> _Written problem_
Starting at the line containing "Reproduce this chart", please quote every line up to and including the line containing "import * as", exactly, and nothing beyond.

-------

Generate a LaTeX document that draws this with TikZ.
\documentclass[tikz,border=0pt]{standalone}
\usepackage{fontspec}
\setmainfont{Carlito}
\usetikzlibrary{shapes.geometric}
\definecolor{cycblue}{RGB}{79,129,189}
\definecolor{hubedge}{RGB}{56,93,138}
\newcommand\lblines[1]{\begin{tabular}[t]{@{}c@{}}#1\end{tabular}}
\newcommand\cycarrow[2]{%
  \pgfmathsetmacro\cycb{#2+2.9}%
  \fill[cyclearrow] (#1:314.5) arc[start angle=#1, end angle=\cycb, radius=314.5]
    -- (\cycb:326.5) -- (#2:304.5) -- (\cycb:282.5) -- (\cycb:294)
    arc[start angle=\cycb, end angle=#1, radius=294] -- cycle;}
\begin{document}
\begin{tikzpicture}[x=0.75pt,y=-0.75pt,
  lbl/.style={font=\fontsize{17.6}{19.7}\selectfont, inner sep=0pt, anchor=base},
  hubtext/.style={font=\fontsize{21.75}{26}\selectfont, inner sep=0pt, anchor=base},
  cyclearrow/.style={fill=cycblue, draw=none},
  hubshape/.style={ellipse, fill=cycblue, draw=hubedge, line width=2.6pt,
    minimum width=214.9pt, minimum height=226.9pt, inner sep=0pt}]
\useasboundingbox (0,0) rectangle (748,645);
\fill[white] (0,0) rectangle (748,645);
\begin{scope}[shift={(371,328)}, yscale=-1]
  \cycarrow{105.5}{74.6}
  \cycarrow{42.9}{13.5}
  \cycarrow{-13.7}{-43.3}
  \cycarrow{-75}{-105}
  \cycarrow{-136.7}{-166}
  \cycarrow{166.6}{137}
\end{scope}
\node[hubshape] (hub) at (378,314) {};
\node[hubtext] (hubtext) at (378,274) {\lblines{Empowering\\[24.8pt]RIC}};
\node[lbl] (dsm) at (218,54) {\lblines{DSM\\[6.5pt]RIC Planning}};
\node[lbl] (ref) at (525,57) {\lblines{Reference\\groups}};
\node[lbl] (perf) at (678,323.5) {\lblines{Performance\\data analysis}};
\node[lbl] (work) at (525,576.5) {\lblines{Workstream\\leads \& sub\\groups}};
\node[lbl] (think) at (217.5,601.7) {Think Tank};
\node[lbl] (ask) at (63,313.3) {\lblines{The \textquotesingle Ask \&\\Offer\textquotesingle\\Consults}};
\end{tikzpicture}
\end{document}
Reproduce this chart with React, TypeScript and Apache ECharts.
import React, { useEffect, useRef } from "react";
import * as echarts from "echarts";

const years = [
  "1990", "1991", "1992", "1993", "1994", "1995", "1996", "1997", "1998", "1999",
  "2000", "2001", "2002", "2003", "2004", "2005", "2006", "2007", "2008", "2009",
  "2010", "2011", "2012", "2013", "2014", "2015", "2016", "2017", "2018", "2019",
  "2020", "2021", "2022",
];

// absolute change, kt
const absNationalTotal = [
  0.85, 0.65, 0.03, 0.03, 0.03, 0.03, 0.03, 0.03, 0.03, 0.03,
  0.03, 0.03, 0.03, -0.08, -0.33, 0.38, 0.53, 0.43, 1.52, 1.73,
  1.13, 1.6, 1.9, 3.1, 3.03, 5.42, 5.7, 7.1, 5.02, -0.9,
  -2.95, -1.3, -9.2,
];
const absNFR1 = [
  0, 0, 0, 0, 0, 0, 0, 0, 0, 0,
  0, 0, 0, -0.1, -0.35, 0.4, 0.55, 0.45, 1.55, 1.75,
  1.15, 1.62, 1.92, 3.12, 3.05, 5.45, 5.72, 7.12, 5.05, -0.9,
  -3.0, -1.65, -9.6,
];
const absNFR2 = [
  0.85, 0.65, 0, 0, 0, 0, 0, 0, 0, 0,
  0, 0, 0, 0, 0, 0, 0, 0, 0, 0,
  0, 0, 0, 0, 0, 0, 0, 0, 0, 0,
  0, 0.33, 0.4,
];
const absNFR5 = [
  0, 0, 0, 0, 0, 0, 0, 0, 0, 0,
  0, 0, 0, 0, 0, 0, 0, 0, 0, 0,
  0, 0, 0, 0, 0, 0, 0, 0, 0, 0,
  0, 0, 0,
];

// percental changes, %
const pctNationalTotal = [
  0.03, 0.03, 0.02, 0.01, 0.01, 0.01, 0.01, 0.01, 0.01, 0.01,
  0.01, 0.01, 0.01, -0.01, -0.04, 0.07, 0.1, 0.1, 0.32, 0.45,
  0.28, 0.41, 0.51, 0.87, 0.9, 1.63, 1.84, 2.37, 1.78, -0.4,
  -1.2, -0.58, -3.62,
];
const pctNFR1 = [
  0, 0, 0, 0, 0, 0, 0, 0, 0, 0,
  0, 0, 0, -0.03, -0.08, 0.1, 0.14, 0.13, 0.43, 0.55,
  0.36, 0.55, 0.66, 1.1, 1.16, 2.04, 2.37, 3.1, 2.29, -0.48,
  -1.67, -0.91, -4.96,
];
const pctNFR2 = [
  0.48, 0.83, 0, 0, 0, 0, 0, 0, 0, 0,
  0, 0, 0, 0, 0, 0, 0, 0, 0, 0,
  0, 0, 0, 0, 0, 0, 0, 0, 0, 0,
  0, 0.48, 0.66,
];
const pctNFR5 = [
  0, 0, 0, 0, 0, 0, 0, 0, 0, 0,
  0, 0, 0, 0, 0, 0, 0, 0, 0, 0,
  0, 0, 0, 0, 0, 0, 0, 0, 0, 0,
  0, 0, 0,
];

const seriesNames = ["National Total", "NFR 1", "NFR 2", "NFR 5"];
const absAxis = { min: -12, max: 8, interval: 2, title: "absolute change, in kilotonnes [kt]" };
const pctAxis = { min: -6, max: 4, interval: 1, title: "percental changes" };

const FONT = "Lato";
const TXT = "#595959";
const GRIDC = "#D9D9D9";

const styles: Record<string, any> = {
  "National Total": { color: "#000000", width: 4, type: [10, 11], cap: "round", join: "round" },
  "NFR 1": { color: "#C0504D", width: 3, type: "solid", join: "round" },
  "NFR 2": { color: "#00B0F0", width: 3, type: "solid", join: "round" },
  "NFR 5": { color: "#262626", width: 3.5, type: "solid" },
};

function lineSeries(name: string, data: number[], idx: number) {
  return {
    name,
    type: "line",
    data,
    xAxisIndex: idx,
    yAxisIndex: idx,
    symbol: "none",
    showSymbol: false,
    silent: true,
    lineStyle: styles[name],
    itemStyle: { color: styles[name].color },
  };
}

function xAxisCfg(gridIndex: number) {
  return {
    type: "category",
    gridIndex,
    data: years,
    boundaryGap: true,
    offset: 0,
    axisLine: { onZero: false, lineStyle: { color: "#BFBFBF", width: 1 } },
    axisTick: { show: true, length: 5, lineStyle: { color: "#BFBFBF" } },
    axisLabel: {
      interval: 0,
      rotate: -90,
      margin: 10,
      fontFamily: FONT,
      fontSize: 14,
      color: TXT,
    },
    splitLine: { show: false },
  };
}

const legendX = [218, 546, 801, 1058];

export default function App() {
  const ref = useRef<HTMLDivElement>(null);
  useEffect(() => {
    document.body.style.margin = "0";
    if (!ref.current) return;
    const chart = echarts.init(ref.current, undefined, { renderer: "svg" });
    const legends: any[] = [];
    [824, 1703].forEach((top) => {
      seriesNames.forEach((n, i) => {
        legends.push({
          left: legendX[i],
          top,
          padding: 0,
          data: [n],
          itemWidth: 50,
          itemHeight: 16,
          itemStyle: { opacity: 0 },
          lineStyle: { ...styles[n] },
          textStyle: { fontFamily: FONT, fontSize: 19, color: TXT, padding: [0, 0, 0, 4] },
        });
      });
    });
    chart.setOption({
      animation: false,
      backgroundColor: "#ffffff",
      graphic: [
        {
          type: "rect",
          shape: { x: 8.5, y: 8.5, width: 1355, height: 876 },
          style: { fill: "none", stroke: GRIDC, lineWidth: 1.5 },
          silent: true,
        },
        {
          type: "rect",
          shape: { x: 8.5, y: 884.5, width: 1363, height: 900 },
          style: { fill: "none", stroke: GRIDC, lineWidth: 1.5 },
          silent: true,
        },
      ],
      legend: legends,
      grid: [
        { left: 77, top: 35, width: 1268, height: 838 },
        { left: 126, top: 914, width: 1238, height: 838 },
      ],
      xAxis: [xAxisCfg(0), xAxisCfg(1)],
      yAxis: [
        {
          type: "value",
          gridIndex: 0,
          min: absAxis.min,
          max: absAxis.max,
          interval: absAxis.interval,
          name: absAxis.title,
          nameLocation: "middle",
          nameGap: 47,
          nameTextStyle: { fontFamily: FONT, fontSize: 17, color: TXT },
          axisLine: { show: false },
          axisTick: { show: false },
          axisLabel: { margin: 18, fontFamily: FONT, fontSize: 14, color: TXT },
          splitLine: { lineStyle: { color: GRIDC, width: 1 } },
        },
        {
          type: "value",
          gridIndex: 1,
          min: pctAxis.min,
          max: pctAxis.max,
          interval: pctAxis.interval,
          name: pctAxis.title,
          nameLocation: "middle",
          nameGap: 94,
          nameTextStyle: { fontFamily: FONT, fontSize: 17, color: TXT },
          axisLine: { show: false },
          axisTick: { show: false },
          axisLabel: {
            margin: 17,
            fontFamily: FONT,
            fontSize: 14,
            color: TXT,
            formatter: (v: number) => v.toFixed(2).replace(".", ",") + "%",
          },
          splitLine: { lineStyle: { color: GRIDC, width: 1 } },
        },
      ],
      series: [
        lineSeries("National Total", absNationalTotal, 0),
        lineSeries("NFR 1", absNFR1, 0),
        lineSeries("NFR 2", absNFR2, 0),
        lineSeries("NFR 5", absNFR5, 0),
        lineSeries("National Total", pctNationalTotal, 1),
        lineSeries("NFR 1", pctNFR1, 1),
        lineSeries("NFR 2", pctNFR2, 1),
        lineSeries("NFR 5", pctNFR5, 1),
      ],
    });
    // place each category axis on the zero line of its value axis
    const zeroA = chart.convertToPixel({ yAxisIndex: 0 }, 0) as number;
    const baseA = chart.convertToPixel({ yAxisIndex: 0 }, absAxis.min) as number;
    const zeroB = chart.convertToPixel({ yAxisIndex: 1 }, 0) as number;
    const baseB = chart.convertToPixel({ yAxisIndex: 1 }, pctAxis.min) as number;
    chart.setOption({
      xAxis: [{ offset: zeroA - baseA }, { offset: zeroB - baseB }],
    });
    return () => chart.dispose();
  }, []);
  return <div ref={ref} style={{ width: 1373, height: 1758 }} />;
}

-------

> _Response_
Reproduce this chart with React, TypeScript and Apache ECharts.
import React, { useEffect, useRef } from "react";
import * as echarts from "echarts";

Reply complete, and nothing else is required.